:: Instructions to follow ::
Wherever the word "code" appears in a line, copy that line.

*** Dataset rows

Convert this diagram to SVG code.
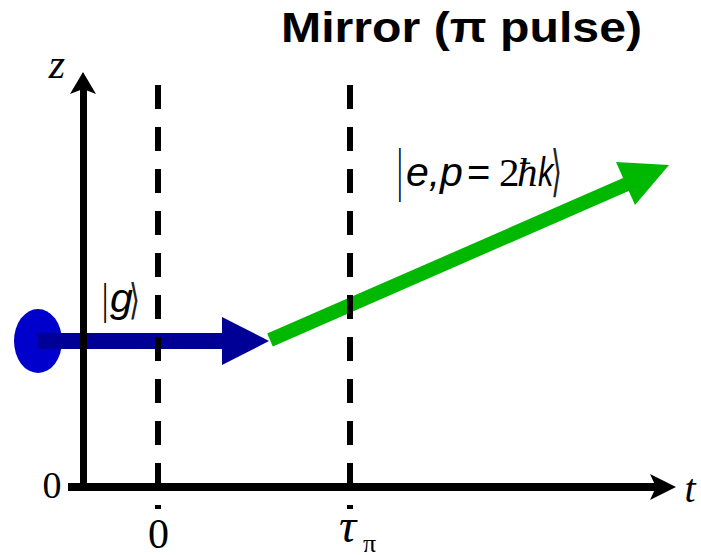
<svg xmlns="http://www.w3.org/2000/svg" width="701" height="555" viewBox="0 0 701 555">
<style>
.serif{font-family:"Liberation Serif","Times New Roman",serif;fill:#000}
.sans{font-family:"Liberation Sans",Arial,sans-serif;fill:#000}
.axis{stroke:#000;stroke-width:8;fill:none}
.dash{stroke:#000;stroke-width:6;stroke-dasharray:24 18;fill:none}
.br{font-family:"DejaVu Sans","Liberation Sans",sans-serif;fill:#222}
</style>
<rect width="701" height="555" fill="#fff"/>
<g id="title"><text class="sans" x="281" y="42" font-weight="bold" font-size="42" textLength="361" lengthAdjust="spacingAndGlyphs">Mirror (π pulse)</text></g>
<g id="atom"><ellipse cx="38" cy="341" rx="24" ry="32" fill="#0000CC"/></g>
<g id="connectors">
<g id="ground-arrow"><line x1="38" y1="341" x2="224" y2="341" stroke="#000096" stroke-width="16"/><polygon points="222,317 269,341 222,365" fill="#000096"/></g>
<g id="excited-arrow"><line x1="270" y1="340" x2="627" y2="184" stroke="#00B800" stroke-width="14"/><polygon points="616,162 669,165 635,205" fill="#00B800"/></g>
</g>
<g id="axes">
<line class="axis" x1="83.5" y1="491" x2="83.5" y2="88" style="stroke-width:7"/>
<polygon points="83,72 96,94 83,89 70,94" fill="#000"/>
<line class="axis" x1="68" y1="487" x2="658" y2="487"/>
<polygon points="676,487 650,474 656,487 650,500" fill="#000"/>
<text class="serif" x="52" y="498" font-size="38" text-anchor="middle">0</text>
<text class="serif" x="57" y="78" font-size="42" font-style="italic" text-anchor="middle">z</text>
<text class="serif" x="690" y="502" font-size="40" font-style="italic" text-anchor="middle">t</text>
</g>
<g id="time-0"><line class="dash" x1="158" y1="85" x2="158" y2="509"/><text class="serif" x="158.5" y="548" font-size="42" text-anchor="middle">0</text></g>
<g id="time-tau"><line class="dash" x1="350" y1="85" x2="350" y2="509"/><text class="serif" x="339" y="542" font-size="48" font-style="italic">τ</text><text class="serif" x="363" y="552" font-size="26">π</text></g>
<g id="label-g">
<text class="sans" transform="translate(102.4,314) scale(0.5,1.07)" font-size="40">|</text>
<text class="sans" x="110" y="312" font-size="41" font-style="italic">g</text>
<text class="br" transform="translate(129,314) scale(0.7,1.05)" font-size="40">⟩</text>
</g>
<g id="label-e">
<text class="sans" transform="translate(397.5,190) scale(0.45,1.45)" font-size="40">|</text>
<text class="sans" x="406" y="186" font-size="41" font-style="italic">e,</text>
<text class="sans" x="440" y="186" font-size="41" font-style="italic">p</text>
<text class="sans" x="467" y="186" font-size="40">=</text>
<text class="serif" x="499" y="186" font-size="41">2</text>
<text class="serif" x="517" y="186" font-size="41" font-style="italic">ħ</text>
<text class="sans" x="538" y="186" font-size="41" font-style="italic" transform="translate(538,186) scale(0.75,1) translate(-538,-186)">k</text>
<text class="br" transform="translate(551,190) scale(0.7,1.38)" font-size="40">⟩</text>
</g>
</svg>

******
*** Dataset rows

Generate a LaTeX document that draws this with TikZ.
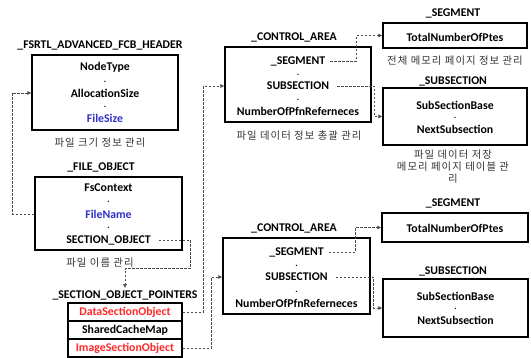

******
*** Dataset rows

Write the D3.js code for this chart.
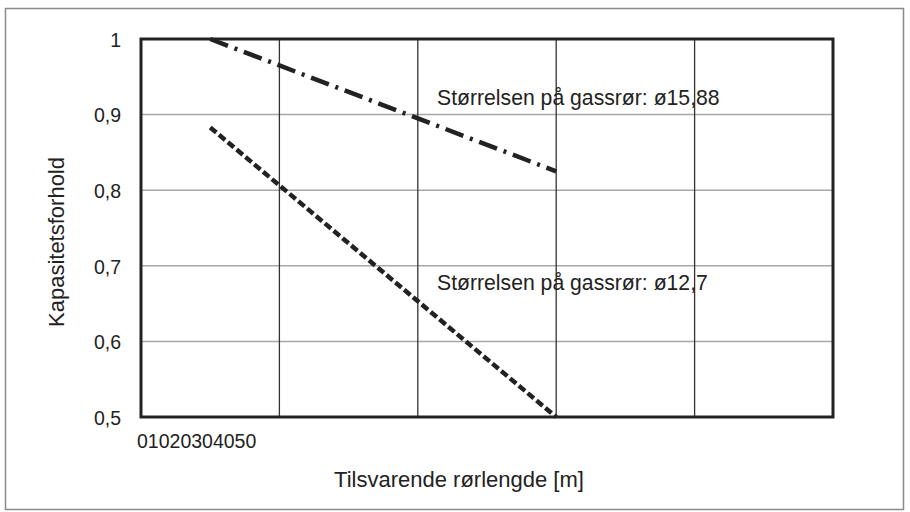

******

:: Answer to this task ::
Convert this diagram to SVG code.
Write the D3.js code for this chart.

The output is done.